The Louisiana State Police is teaming up with the Louisiana Department of Transportation and Development for a new statewide Traffic Incident Management system.

TIM is aimed at keeping roadways safe for all drivers.  They will be working together to deal with all traffic incidents, and to get them cleared away from roadways as fastest as possible.

They will handle:

  • Traffic crashes
  • Stalled vehicles
  • Spilled cargo
  • Anything that impedes the flow of traffic

The program will train all people responding to traffic incidents to quickly detect the problem and deal with it.

They will train:

  • Law enforcement
  • Fire department workers
  • EMS
  • Towing operators

They plan to emphasize safety and how to limit the time first responders' time at crash scenes which they hope will reduce the number of secondary fatal and injuries that happened because of the first crash.
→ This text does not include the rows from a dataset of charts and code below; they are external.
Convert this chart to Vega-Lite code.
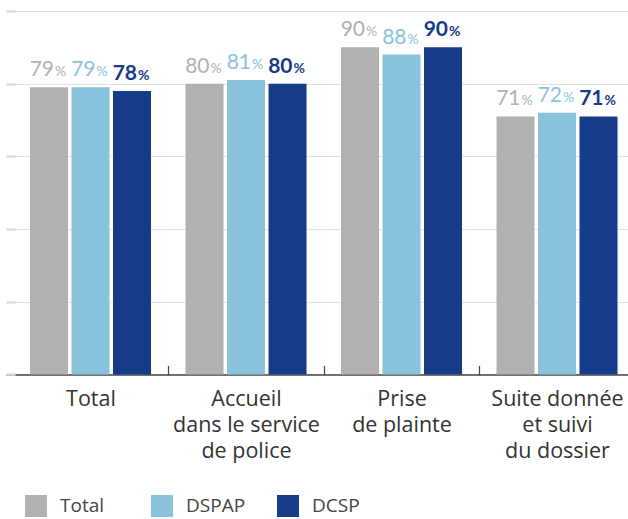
{
  "$schema": "https://vega.github.io/schema/vega-lite/v6.json",
  "autosize": "none",
  "width": 622,
  "height": 363.4,
  "padding": {"left": 6, "top": 11, "right": 0, "bottom": 144.6},
  "background": "white",
  "config": {"view": {"stroke": null}, "font": "Open Sans"},
  "data": {"values": [
    {"cat": "Total", "serie": "Total", "v": 79},
    {"cat": "Total", "serie": "DSPAP", "v": 79},
    {"cat": "Total", "serie": "DCSP", "v": 78},
    {"cat": "Accueil|dans le service|de police", "serie": "Total", "v": 80},
    {"cat": "Accueil|dans le service|de police", "serie": "DSPAP", "v": 81},
    {"cat": "Accueil|dans le service|de police", "serie": "DCSP", "v": 80},
    {"cat": "Prise|de plainte", "serie": "Total", "v": 90},
    {"cat": "Prise|de plainte", "serie": "DSPAP", "v": 88},
    {"cat": "Prise|de plainte", "serie": "DCSP", "v": 90},
    {"cat": "Suite donnée|et suivi|du dossier", "serie": "Total", "v": 71},
    {"cat": "Suite donnée|et suivi|du dossier", "serie": "DSPAP", "v": 72},
    {"cat": "Suite donnée|et suivi|du dossier", "serie": "DCSP", "v": 71}
  ]},
  "encoding": {
    "x": {
      "field": "cat", "type": "nominal", "sort": null,
      "scale": {"paddingInner": 0, "paddingOuter": 0},
      "axis": {
        "title": null, "grid": false,
        "bandPosition": 0, "tickOffset": 6.75,
        "tickSize": -9, "tickWidth": 1.2, "tickColor": "#444",
        "tickOpacity": {"condition": {"test": "datum.value === 'Total'", "value": 0}, "value": 1},
        "domainColor": "#444", "domainWidth": 1.5,
        "labelAngle": 0, "labelFont": "Open Sans", "labelFontSize": 21.5, "labelColor": "#333",
        "labelPadding": 23, "labelLineHeight": 26, "labelBaseline": "top",
        "labelExpr": "split(datum.label, '|')"
      }
    },
    "xOffset": {
      "field": "serie", "type": "nominal",
      "scale": {"domain": ["Total", "DSPAP", "DCSP"], "paddingInner": 0.084, "paddingOuter": 0.4155, "align": 0.696}
    },
    "y": {
      "field": "v", "type": "quantitative",
      "scale": {"domain": [0, 100], "nice": false},
      "axis": {
        "title": null, "labels": false, "domain": false,
        "values": [0, 20, 40, 60, 80, 100],
        "tickSize": -9, "tickWidth": 2.5, "tickColor": "#dcdcdc",
        "gridColor": "#e2e2e2", "gridWidth": 1
      }
    },
    "color": {
      "field": "serie", "type": "nominal",
      "scale": {"domain": ["Total", "DSPAP", "DCSP"], "range": ["#b1b1b1", "#89c2dc", "#163c89"]},
      "legend": {
        "title": null, "orient": "none", "legendX": 19, "legendY": 484,
        "direction": "horizontal", "columns": 3, "gridAlign": "all",
        "symbolType": "square", "symbolSize": 484, "symbolStrokeWidth": 0, "symbolOpacity": 1,
        "labelFont": "Open Sans", "labelFontSize": 19, "labelColor": "#444", "labelOffset": 13,
        "columnPadding": 31
      }
    }
  },
  "layer": [
    {"mark": {"type": "bar"}},
    {
      "transform": [{"filter": "datum.serie !== 'DCSP'"}],
      "mark": {"type": "text", "font": "Lato", "fontSize": 21, "align": "right", "baseline": "alphabetic", "dx": 5, "dy": -11},
      "encoding": {"text": {"field": "v", "type": "quantitative"}}
    },
    {
      "transform": [{"filter": "datum.serie !== 'DCSP'"}],
      "mark": {"type": "text", "font": "Lato", "fontSize": 14, "align": "left", "baseline": "alphabetic", "dx": 6, "dy": -11},
      "encoding": {"text": {"value": "%"}}
    },
    {
      "transform": [{"filter": "datum.serie === 'DCSP'"}],
      "mark": {"type": "text", "font": "Lato", "fontSize": 21, "fontWeight": "bold", "align": "right", "baseline": "alphabetic", "dx": 5, "dy": -11},
      "encoding": {"text": {"field": "v", "type": "quantitative"}}
    },
    {
      "transform": [{"filter": "datum.serie === 'DCSP'"}],
      "mark": {"type": "text", "font": "Lato", "fontSize": 14, "fontWeight": "bold", "align": "left", "baseline": "alphabetic", "dx": 6, "dy": -11},
      "encoding": {"text": {"value": "%"}}
    }
  ]
}
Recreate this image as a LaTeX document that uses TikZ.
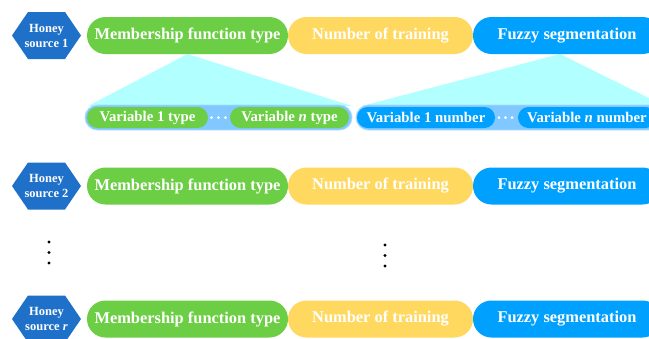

State Police commander Colonel Mike Edmonson says,

"By implementing this type of traffic management system, our primary goal is to improve the safety of the general public, as well as, the incident responders who mitigate traffic scenes. We also hope to provide more accurate information to the public which will enable them to make informed decisions on utilizing alternate routes.  The system's outcome should also reduce the time frame of roadway closures and disruptions."

 

DOTD Secretary Sherri H. LeBas says,

"At DOTD, and with our partners here, the No. 1 goal is safety. This program and the training involved will help ensure that responders operate in a consistent and safe manner.  This training will help everyone responding to an incident work together as a team and will help decrease the number of secondary crashes that happen as a result of the initial incident."

 

Louisiana State Fire Marshal Chief H. Butch Browning says,

"This project is important to the firefighters of this state as we know the importance of quick response times to save lives and also to prevent incidents. We are proud partners in this effort."

TIM is a national program being pushed by the Federal Highway Administration.  The goal is to train over 50,000 incident responders by December 2014.

Thirty-three states have already implemented the program.